Choice A: “Follow the order as stated. That’s what soldiers do.” (Low — you’re supposed to think, not just comply)
Choice B: “Ask your commander: ‘Sir, I want to execute this correctly. Can you clarify how this aligns with [regulation]?'” (High — you’re seeking clarity, not questioning; you’re showing that you care about doing it right)
Choice C: “Look up the regulation yourself and decide whether to follow the order based on your interpretation.” (Low — you’re operating outside your authority)
Why B wins: Officers think. But they also ask questions when it matters. That’s the balance.
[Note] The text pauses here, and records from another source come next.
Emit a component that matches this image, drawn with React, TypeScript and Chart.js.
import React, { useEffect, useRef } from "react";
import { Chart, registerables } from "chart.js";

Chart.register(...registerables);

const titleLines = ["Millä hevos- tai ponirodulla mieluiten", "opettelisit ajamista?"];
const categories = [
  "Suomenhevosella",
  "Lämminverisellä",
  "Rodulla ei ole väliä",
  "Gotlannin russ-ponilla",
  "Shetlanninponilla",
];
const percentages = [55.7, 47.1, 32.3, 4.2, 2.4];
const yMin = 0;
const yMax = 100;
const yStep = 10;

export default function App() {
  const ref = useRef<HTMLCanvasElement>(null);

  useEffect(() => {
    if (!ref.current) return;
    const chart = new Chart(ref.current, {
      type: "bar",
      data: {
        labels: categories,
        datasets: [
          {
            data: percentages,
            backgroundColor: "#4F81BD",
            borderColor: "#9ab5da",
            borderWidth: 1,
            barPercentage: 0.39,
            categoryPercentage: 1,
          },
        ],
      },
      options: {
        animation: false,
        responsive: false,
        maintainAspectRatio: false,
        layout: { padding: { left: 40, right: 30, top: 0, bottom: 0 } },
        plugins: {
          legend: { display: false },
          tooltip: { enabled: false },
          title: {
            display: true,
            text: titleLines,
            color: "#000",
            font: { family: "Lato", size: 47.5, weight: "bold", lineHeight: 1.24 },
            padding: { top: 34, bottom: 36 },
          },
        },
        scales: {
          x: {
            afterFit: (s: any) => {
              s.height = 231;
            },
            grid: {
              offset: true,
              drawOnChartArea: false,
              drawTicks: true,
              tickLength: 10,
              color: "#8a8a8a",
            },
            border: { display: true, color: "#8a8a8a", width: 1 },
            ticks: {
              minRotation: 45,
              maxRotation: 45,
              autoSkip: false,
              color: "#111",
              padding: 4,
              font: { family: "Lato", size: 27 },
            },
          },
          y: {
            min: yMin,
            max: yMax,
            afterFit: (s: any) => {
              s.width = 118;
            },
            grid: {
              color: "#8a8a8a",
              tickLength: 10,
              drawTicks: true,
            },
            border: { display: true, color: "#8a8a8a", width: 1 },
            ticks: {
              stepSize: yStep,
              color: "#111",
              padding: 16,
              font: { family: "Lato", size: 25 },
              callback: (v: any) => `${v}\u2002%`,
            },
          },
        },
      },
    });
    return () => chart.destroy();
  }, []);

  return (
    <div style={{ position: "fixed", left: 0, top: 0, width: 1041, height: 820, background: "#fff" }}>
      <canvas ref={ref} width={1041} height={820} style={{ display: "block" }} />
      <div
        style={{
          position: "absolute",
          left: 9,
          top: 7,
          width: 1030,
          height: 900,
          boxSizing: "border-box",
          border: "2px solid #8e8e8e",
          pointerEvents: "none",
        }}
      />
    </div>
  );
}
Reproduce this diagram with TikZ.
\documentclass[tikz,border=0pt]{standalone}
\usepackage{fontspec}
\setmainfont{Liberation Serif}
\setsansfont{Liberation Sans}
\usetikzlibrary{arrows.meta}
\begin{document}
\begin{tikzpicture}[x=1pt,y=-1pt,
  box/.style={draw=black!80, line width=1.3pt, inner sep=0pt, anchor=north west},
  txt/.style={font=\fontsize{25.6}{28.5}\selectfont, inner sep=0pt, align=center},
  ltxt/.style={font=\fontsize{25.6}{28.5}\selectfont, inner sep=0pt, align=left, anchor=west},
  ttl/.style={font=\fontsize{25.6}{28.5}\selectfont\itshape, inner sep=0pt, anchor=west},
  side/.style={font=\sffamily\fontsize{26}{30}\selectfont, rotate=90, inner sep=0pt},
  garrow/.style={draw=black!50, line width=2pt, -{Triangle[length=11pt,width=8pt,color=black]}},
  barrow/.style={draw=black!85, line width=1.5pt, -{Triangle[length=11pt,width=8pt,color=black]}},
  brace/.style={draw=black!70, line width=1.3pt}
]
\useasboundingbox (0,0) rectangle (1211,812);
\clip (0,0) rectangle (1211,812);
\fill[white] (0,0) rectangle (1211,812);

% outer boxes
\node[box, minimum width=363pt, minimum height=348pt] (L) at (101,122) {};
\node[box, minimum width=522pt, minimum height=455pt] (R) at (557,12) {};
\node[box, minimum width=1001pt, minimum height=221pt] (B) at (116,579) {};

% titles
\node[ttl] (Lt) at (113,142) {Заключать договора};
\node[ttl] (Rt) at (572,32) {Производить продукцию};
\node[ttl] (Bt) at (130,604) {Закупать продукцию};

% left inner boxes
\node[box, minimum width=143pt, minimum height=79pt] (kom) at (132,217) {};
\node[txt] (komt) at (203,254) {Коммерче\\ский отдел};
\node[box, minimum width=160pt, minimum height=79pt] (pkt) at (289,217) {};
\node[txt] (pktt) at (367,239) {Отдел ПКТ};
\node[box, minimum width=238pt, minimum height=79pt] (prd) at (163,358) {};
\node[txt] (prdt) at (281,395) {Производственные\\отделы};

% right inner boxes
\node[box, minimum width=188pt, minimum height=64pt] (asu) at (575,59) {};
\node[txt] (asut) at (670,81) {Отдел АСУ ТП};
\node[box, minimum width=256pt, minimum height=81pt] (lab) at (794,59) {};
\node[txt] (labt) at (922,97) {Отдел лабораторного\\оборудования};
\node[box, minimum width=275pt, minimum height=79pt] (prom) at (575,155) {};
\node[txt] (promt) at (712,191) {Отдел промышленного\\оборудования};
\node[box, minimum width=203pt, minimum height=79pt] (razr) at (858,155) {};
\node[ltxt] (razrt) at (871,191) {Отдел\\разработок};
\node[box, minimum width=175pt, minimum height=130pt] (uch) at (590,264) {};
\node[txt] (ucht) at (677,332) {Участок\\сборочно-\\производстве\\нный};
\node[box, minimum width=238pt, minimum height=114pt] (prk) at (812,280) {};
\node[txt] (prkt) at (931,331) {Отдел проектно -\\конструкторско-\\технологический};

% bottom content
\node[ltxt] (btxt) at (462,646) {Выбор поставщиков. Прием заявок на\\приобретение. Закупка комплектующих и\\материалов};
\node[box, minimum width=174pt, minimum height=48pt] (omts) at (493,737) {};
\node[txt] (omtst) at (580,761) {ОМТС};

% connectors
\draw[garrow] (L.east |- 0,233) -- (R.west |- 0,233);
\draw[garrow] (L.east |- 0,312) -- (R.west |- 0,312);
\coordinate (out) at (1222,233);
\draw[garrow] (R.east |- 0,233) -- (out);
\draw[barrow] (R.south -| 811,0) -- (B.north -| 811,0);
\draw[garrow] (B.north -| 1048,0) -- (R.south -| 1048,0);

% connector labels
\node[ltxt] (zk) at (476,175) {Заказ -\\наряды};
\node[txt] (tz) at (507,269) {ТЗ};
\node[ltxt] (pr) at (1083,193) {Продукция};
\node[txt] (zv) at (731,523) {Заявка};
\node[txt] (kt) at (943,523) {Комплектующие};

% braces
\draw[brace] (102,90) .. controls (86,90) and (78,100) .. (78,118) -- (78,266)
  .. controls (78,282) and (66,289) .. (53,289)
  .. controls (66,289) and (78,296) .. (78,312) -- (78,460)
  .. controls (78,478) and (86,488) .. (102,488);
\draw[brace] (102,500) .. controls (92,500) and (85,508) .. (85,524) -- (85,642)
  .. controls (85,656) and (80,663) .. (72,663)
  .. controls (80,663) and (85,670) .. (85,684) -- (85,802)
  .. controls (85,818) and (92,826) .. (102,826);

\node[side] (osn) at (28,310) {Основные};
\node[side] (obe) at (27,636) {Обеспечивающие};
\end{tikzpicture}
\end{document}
Your Pre-Test Judgment Framework
Probably should have opened with this section, honestly. Here’s a three-step filter you can apply to any judgment question in under 30 seconds:
- Does this protect people or safety first? If an answer sacrifices safety, equipment integrity, or personnel welfare for speed, convenience, or hierarchy, it scores low. Full stop.
- Does this show integrity even if it’s harder? If the answer takes a shortcut, shifts blame, or asks someone else to carry the ethical weight, it scores low. You own your decisions.
- Does this build team trust long-term? If the answer makes you look good at someone else’s expense, sounds aggressive, or ignores collaborative solutions, it scores low. The Air Force runs on trust.
Apply these three filters in order. If an answer clears all three, it’s likely high-scoring. If it fails any one, it’s probably middle or low.
Common Block 3 Traps and How to Avoid Them
Trap 1 — Choosing the Fastest Solution
Military culture valorizes decisiveness. Block 3 does not reward speed over thoughtfulness. The fastest answer often bypasses consultation, skips chain of command, or ignores complications. The right answer is usually slightly slower because it builds in accountability and collaboration. If you find yourself drawn to an answer because “it gets it done,” pause.
Trap 2 — Picking the Answer That Sounds Most Military
Some answers use military jargon, emphasize rank, or reference regulations in a way that *feels* official. These are decoys. They sound like what you think Air Force officers should say, not what they actually do. The highest-scoring answers usually sound respectful but human. They acknowledge rank without being deferential.
Trap 3 — Going Rogue Instead of Escalating
You spot a problem. An answer tempts you to solve it yourself, circumvent the chain of command, or bend a rule in service of the mission. Don’t. The Air Force prefers officers who escalate thoughtfully. Going solo, even with good intentions, signals you don’t trust the system or the people above you.
Trap 4 — Assuming Authority Equals Right
Just because someone outranks you doesn’t mean their decision is correct. But your response can’t be defiance. The high-scoring answer respectfully raises concerns while maintaining deference. You’re not saying “Sir, you’re wrong.” You’re saying “Sir, I have information that might matter.”
The AFOQT Block 3 situational judgment practice questions aren’t testing whether you’re a good person. They’re testing whether you think like an Air Force leader — someone who subordinates ego to people, integrity, and mission, in that order.